Can you solve the human cannonball riddle Alex Rosenthal
They call you the human cannonball,
but you’re really more
of a pinball person.
Your act involves flying
through a dozen rings of fire,
bouncing through a trampoline course,
and catching the trapezist
in the grand finale.
Your cannon has metal coils that
accelerate you to the perfect speed.
At least it’s supposed to.
Today’s pre-flight test
fails dramatically,
and upon inspection,
this is a clear act of sabotage:
someone amped the power up to the max.
It’s too late to abort the launch;
the trapezist will plummet if you don’t
catch him in a few minutes.
So you’d better get fixing.
The cannon was invented
by your eccentric mentor,
and as usual, his instructions leave
something to be desired.
The cannon’s electromagnet is powered
by energy cells
located in 16 chambers on two levels.
Each level is a hollowed out square,
with three chambers to a side.
The acceleration is survivable if:
there are twice as many energy cells
in the upper level as in the lower level.
Every chamber has 1 to 3
energy cells.
And each side of the cannon,
made of 6 chambers, has 11 energy cells.
Your mentor designed the cannon to use
a certain number of energy cells,
but when the shipment arrived,
it was 3 short.
So he made all of those conditions
work with this reduced number,
and it fired perfectly.
That’s the amount you’ll need.
Too many, or too few,
and you and the trapezist are doomed.
How many energy cells should you use,
and where?
Pause here to figure it out yourself.
Answer in 3
Answer in 2
Answer in 1
The first step in this puzzle
is to narrow the options.
Let’s focus on rule 3 in isolation.
We could put 11 cells in these two corners
and fulfill it with just 22 total cells,
because adjacent sides share corners.
But if we put 11 in the middle chambers,
we could have 44 cells.
The answer must be in the range
bounded by those extremes.
We can use the other rules
to refine our options further.
Since there are twice as many
cells in the upper level,
the total cells must be
a multiple of 3.
Now, because of rule 4,
we need to find two consecutive multiples
of 3 that can meet all the conditions.
Up to this point we haven’t used the rule
that each chamber must have 1 to 3 cells.

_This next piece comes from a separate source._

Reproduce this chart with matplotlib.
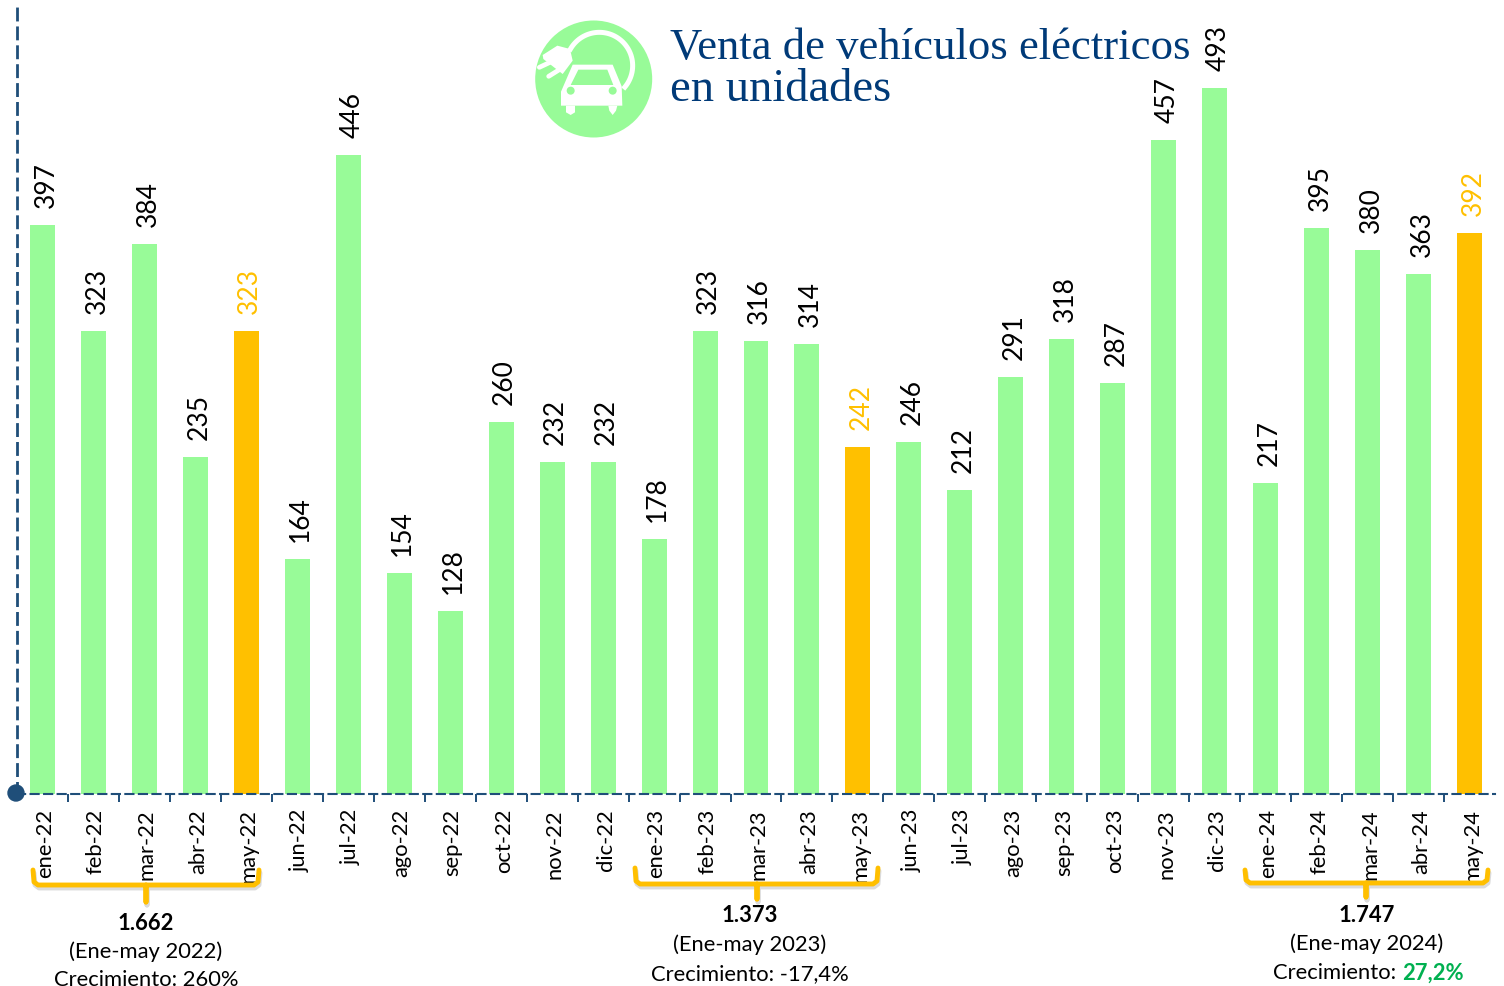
import matplotlib
matplotlib.use("Agg")
import matplotlib.pyplot as plt
import matplotlib.transforms as mtrans
import numpy as np
from matplotlib.patches import Circle, Polygon

months = ["ene-22","feb-22","mar-22","abr-22","may-22","jun-22","jul-22","ago-22","sep-22","oct-22","nov-22","dic-22",
          "ene-23","feb-23","mar-23","abr-23","may-23","jun-23","jul-23","ago-23","sep-23","oct-23","nov-23","dic-23",
          "ene-24","feb-24","mar-24","abr-24","may-24"]
units = [397,323,384,235,323,164,446,154,128,260,232,232,178,323,316,314,242,246,212,291,318,287,457,493,217,395,380,363,392]
highlight = ["may-22","may-23","may-24"]

GREEN = "#98FB98"
ORANGE = "#FFC000"
NAVY = "#1F4E79"
TITLE = "#003A78"
GOLD = "#FFBF00"
FONT = "Lato"

W, H = 1504, 987
fig = plt.figure(figsize=(W/100, H/100), dpi=100)
plt.rcParams["font.family"] = FONT
px_l, px_r, px_b = 16.5, 1495.5, 795
ax = fig.add_axes([px_l/W, 1-px_b/H, (px_r-px_l)/W, (px_b-7)/H])
x = np.arange(len(months))
colors = [ORANGE if m in highlight else GREEN for m in months]
ax.bar(x, units, width=0.49, color=colors, zorder=2)
for xi, v, m in zip(x, units, months):
    ax.annotate(str(v), (xi, v), xytext=(2.5, 13), textcoords="offset points", rotation=90,
                ha="center", va="bottom", fontsize=19, family=FONT, annotation_clip=False,
                color=ORANGE if m in highlight else "black", zorder=4)
ax.set_xlim(-0.51, 28.51)
ax.set_ylim(0, (px_b-7)/1.432)
ax.set_yticks([])
ax.set_xticks(x, months, rotation=90, fontsize=15.8, family=FONT)
ax.set_xticks(x[:-1]+0.5, minor=True)
ax.tick_params(axis="x", which="major", length=0, pad=10)
ax.tick_params(axis="x", which="minor", length=5.5, width=1.4, color=NAVY)
shift = mtrans.ScaledTranslation(2.5/100, 0, fig.dpi_scale_trans)
for lab in ax.get_xticklabels():
    lab.set_transform(lab.get_transform() + shift)
for s in ("top", "right"):
    ax.spines[s].set_visible(False)
ax.spines["left"].set_color(NAVY)
ax.spines["left"].set_linewidth(2)
ax.spines["left"].set_linestyle((0, (4, 2.8)))
ax.spines["bottom"].set_color(NAVY)
ax.spines["bottom"].set_linewidth(1.5)
ax.spines["bottom"].set_linestyle((0, (3.9, 2.6)))
ax.patch.set_alpha(0)

# overlay in pixel coordinates for the decorations
ov = fig.add_axes([0, 0, 1, 1], zorder=5)
ov.set_xlim(0, W); ov.set_ylim(H, 0); ov.axis("off")
ov.add_patch(Circle((16, 794), 8, color=NAVY, clip_on=False))

# title
ov.text(670, 59.5, "Venta de vehículos eléctricos", family="Liberation Serif", fontsize=32.2, color=TITLE, va="baseline", ha="left")
ov.text(670, 101, "en unidades", family="Liberation Serif", fontsize=33.5, color=TITLE, va="baseline", ha="left")

# icon
def Z(p):
    return [(520+a/3, b/3) for a, b in p]
ov.add_patch(Circle((593.7, 80), 58.5, color=GREEN, lw=0))
ang = np.radians(np.linspace(210, 400, 60))
ov.plot(520+(238+100*np.cos(ang))/3, (200+100*np.sin(ang))/3, color="white", lw=3.6)
ov.add_patch(Polygon(Z([(68,168),(112,140),(150,150),(158,185),(128,225),(70,180)]), fc="white", lw=0))
ov.plot(*zip(*Z([(90,190),(58,205)])), color="white", lw=3.4, solid_capstyle="round")
ov.plot(*zip(*Z([(118,212),(86,232)])), color="white", lw=3.4, solid_capstyle="round")
ov.add_patch(Polygon(Z([(158,197),(278,197),(305,262),(307,320),(123,320),(123,278)]), fc="white", lw=0))
ov.add_patch(Polygon(Z([(175,212),(262,212),(280,258),(152,258)]), fc=GREEN, lw=0))
ov.add_patch(Circle((520+152/3, 275/3), 4, color=GREEN, lw=0))
ov.add_patch(Circle((520+278/3, 275/3), 4, color=GREEN, lw=0))
ov.add_patch(Polygon(Z([(138,320),(165,320),(165,340),(152,348),(138,340)]), fc="white", lw=0))
ov.add_patch(Polygon(Z([(265,320),(292,320),(288,335),(278,348),(268,335)]), fc="white", lw=0))

# brackets
def bracket(x0, x1, xm, ytop, ybot, ystem):
    xs = [x0, x0+1, x0+5, xm-1, xm, xm, xm, xm+1, x1-5, x1-1, x1]
    ys = [ytop, ybot-3, ybot, ybot, ybot, ystem, ybot, ybot, ybot, ybot-3, ytop]
    ov.plot(np.array(xs)+1, np.array(ys)+3, color="#999999", alpha=0.35, lw=3.5, solid_joinstyle="round", solid_capstyle="round")
    ov.plot(xs, ys, color=GOLD, lw=3.5, solid_joinstyle="round", solid_capstyle="round")
bracket(33, 259, 146, 871, 886, 903)
bracket(635, 878, 757, 869, 885, 900)
bracket(1245, 1488, 1366, 871, 884, 898)

# summary texts
FS = 15.8
def summary(xc, ys, total, period, growth, gcolor=None):
    ov.text(xc, ys[0], total, ha="center", va="center", fontsize=FS, fontweight="bold", family=FONT, color="black")
    ov.text(xc, ys[1], period, ha="center", va="center", fontsize=FS, family=FONT, color="black")
    if gcolor is None:
        ov.text(xc, ys[2], "Crecimiento: " + growth, ha="center", va="center", fontsize=FS, family=FONT, color="black")
    else:
        ov.text(1396, ys[2], "Crecimiento:", ha="right", va="center", fontsize=FS, family=FONT, color="black")
        ov.text(1402, ys[2], growth, ha="left", va="center", fontsize=FS, fontweight="bold", family=FONT, color=gcolor)
summary(146, (923, 952, 980), "1.662", "(Ene-may 2022)", "260%")
summary(750, (915, 945, 974), "1.373", "(Ene-may 2023)", "-17,4%")
summary(1367, (915, 944, 973), "1.747", "(Ene-may 2024)", "27,2%", "#00B050")

fig.savefig("out.png", dpi=100)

It tells us that the minimum
for the lower level is 8 cells,
in which case, by rule 1,
the upper level would have 16.
On every side, the lower level would
account for 3 of the 11 cells,
so the upper would have to have 8.
But if two opposite sides had 8,
that would be the upper level’s entire 16,
not leaving any for these two chambers.
So 24 is out.
Let’s look at the other extreme.
The upper level can have
at most 3 times 8, or 24 cells,
which would give a total of 36.
That eliminates 39 and 42.
With 36,
if we had 3 cells in each chamber,
each side of the upper level would already
have 9 of its 11 cells,
meaning we’d have to leave empty chambers
on the lower level.
So 36 is also out.
What about 33?
We know we don’t want any sides
with all 3′s,
so we can place 2′s at opposite
corners of the upper level.
Now we have 8 of 11 cells per side.
So we could place exactly 1 cell
in each lower chamber…
but that would fall short
of the lower level’s required 11.
That leaves only two options: 30 and 27,
which must work by process of elimination,
and 27 is the one you should use.
To total 9, the lower level must have
seven 1′s and one 2.
If you put the 2 in a middle chamber,
the upper level would have too many cells.
So the 2 has to go into a corner,
and you can then place the upper level
like this.
You’ve barely snapped
the last energy cell into place
when you hear the ringleader
announcing your act.
You’re pretty sure you’ve also noticed
enough clues to solve the mystery.
Who sabotaged you?